In 1967, a private school system emerged with the help of government subsidies.  While private schooling is not free, subsidies continue to limit tuition rates.  Many private schools have foreign sponsors and are coed.  The Bayan Bilingual School, the American School of Kuwait, the American International School, the British School of Kuwait, and the French School are several of the many prestigious private schools in Kuwaiti.

Population   

  Kuwait is a small country and it has an estimated population of 2.3 million (including about 1.3 million of non-nationals).  About 80% of the Kuwaiti population is Arab; the non-Kuwaiti Arabs contain a large group of Egyptians and also stateless Arabs, locally known as Bidoon (an Arabic word meaning "without").  Other large groups of immigrants include Indians, Bangladeshis, Pakistanis, Egyptians and Filipinos. Kuwait formerly had a large Palestinian population, though most of them were forced out of the country after PLO leader Yassir Arafat"s support of Iraq during the Iraqi occupation of Kuwait.

Capital   Kuwait

Languages  

  The official language is Arabic, although English is generally understood.

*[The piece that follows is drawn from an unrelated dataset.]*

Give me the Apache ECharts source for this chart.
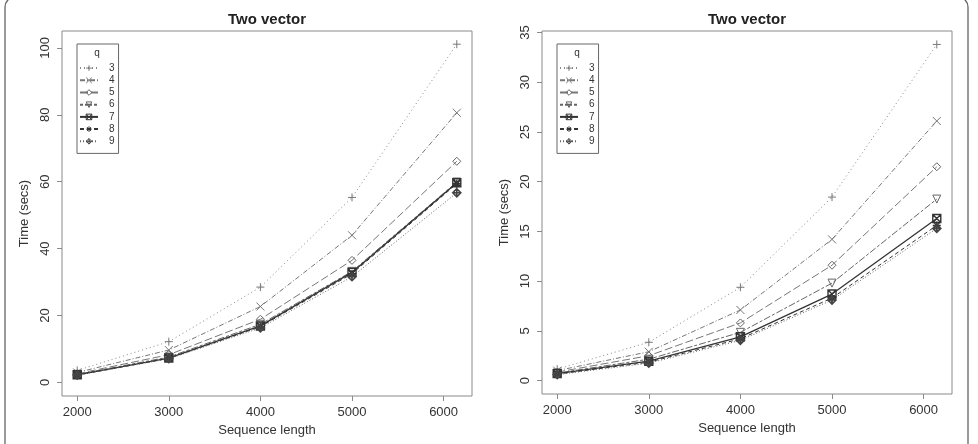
<!DOCTYPE html>
<html>
<head>
<meta charset="utf-8">
<script src="https://cdn.jsdelivr.net/npm/echarts@6/dist/echarts.min.js"></script>
<style>
  html, body { margin: 0; padding: 0; background: #fff; }
  #chart { width: 978px; height: 444px; }
</style>
</head>
<body>
<div id="chart"></div>
<script>
const xValues = [2000, 3000, 4000, 5000, 6144]
const xTicks = [2000, 3000, 4000, 5000, 6000]
const qLabels = ['3', '4', '5', '6', '7', '8', '9']

// left panel, time in seconds per q
const leftQ3 = [3.6, 12.2, 28.5, 55.3, 101.1]
const leftQ4 = [3.0, 9.7, 22.7, 44.0, 80.6]
const leftQ5 = [2.6, 8.3, 18.9, 36.5, 66.1]
const leftQ6 = [2.4, 7.6, 17.4, 33.2, 59.9]
const leftQ7 = [2.3, 7.3, 16.9, 32.9, 59.7]
const leftQ8 = [2.2, 7.2, 16.7, 32.5, 59.4]
const leftQ9 = [2.2, 7.1, 16.3, 31.6, 56.7]
const leftTicks = [0, 20, 40, 60, 80, 100]

// right panel
const rightQ3 = [1.15, 3.85, 9.38, 18.45, 33.8]
const rightQ4 = [1.0, 2.9, 7.1, 14.2, 26.1]
const rightQ5 = [0.85, 2.5, 5.8, 11.6, 21.5]
const rightQ6 = [0.75, 2.15, 4.85, 9.8, 18.25]
const rightQ7 = [0.7, 1.95, 4.4, 8.7, 16.3]
const rightQ8 = [0.65, 1.85, 4.2, 8.3, 15.6]
const rightQ9 = [0.6, 1.75, 4.05, 8.1, 15.3]
const rightTicks = [0, 5, 10, 15, 20, 25, 30, 35]

const leftSets = [leftQ3, leftQ4, leftQ5, leftQ6, leftQ7, leftQ8, leftQ9]
const rightSets = [rightQ3, rightQ4, rightQ5, rightQ6, rightQ7, rightQ8, rightQ9]

const FONT = '"Liberation Sans", Arial, Helvetica, sans-serif'
const BOX = '#8a8a8a'
const TEXT = '#333'

// R style plotting symbols (pch 3..9), stroked only
const SYMBOLS = [
  'path://M5,0L5,10M0,5L10,5',
  'path://M0,0L10,10M10,0L0,10',
  'path://M5,0L10,5L5,10L0,5Z',
  'path://M0,0L10,0L5,9Z',
  'path://M0,0L10,0L10,10L0,10ZM0,0L10,10M10,0L0,10',
  'path://M5,0L5,10M0,5L10,5M1.5,1.5L8.5,8.5M8.5,1.5L1.5,8.5',
  'path://M5,0L10,5L5,10L0,5ZM5,0L5,10M0,5L10,5'
]
const LINES = [
  { type: [1, 3], color: '#888', width: 1 },
  { type: [5, 2, 1, 2], color: '#777', width: 1 },
  { type: [8, 3], color: '#777', width: 1 },
  { type: [3, 2, 7, 2], color: '#666', width: 1 },
  { type: 'solid', color: '#333', width: 1.3 },
  { type: [4, 3], color: '#333', width: 1 },
  { type: [1, 2], color: '#666', width: 1 }
]
const SYM_COLORS = ['#777', '#777', '#666', '#666', '#333', '#333', '#444']
const SYM_WIDTH = [1, 1, 1, 1, 1.4, 1.4, 1.6]

function makeSeries (sets, idx) {
  return sets.map((vals, i) => ({
    name: qLabels[i],
    type: 'line',
    xAxisIndex: idx,
    yAxisIndex: idx,
    data: vals.map((v, j) => [xValues[j], v]),
    symbol: SYMBOLS[i],
    symbolSize: 8,
    showAllSymbol: true,
    lineStyle: LINES[i],
    itemStyle: { color: 'rgba(255,255,255,0)', borderColor: SYM_COLORS[i], borderWidth: SYM_WIDTH[i] },
    emphasis: { disabled: true },
    animation: false
  }))
}

function xAxis (idx) {
  return {
    type: 'value', gridIndex: idx, min: 1834, max: 6310,
    name: 'Sequence length', nameLocation: 'middle', nameGap: 28,
    nameTextStyle: { fontFamily: FONT, fontSize: 13, color: TEXT },
    axisLine: { show: false, onZero: false },
    axisTick: { show: true, length: 5, customValues: xTicks, lineStyle: { color: BOX } },
    axisLabel: { customValues: xTicks, formatter: v => String(v), margin: 10, fontFamily: FONT, fontSize: 13, color: TEXT },
    splitLine: { show: false }
  }
}

function yAxis (idx, min, max, ticks) {
  return {
    type: 'value', gridIndex: idx, min, max,
    name: 'Time (secs)', nameLocation: 'middle', nameGap: 31,
    nameTextStyle: { fontFamily: FONT, fontSize: 13, color: TEXT },
    axisLine: { show: false, onZero: false },
    axisTick: { show: true, length: 5, customValues: ticks, lineStyle: { color: BOX } },
    axisLabel: { customValues: ticks, formatter: v => String(v), rotate: 90, margin: 10, fontFamily: FONT, fontSize: 13, color: TEXT },
    splitLine: { show: false }
  }
}

function legend (left) {
  return {
    data: qLabels,
    orient: 'vertical',
    left, top: 44,
    padding: [18, 4, 6, 2],
    itemWidth: 18, itemHeight: 7, itemGap: 0,
    borderColor: '#666', borderWidth: 1,
    selectedMode: false,
    itemStyle: { borderWidth: 1 },
    textStyle: { fontFamily: FONT, fontSize: 10, color: TEXT, lineHeight: 12.2, padding: [0, 0, 0, 6] }
  }
}

function titleText (x, text) {
  return { type: 'text', x, y: 20, style: { text, fontFamily: FONT, fontSize: 15, fontWeight: 'bold', fill: '#222', align: 'center', verticalAlign: 'middle' } }
}
function qText (x) {
  return { type: 'text', x, y: 53, style: { text: 'q', fontFamily: FONT, fontSize: 10, fill: TEXT, align: 'center', verticalAlign: 'middle' } }
}

const chart = echarts.init(document.getElementById('chart'), null, { renderer: 'canvas' })
chart.setOption({
  backgroundColor: '#fff',
  animation: false,
  grid: [
    { left: 62, right: 506, top: 31, bottom: 48, show: true, borderColor: BOX, borderWidth: 1 },
    { left: 542, right: 26, top: 31, bottom: 50, show: true, borderColor: BOX, borderWidth: 1 }
  ],
  xAxis: [xAxis(0), xAxis(1)],
  yAxis: [yAxis(0, -4.04, 105.04, leftTicks), yAxis(1, -1.35, 35.15, rightTicks)],
  legend: [legend(77), legend(557)],
  graphic: [
    { type: 'rect', shape: { x: 5, y: -3, width: 963, height: 500, r: 10 }, style: { fill: 'none', stroke: '#666', lineWidth: 1.3 }, silent: true },
    titleText(267, 'Two vector'),
    titleText(747, 'Two vector'),
    qText(97),
    qText(577)
  ],
  series: [...makeSeries(leftSets, 0), ...makeSeries(rightSets, 1)]
})
</script>
</body>
</html>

Some immigrants also speak their own local languages.

Religions  

  About 85% of Kuwait"s population are Muslims.  Of Kuwait"s Muslims, it is estimated that around 70% of them are Sunni, and around 30% or slightly more are Shia Muslims.  A relatively large percentage of Kuwaitis belonging to Islam"s Shia sect is due to Kuwait"s close proximity to Iran and Iraq.

Economy   

  Kuwait is a small, rich, relatively open economy with proved crude oil reserves of 94 billion barrels (15km³) - 10% of world reserves. Petroleum accounts for nearly half of Gross domestic product (GDP), 90% of export revenues, and 75% of government income. Kuwait"s climate limits agricultural development. Consequently, with the exception of fish, it depends almost wholly on food imports.  About 75% of potable water must be distilled or imported. Kuwait continues its discussions with foreign oil companies to develop fields in the northern part of the country.  By 1990, the country earned more from foreign investment than from oil exports. The expenses of the Iraqi invasion and postwar reconstruction placed a heavy economic burden on the country, but by the mid-1990s Kuwait had resumed its preinvasion prosperity. GDP for 2003 was €34.6 billion (US$41.7 billion), giving Kuwait a per capita GDP of US$17,420 (€14,166). The labor force totals 1,073,115 people, only about one-quarter of whom are Kuwaiti citizens.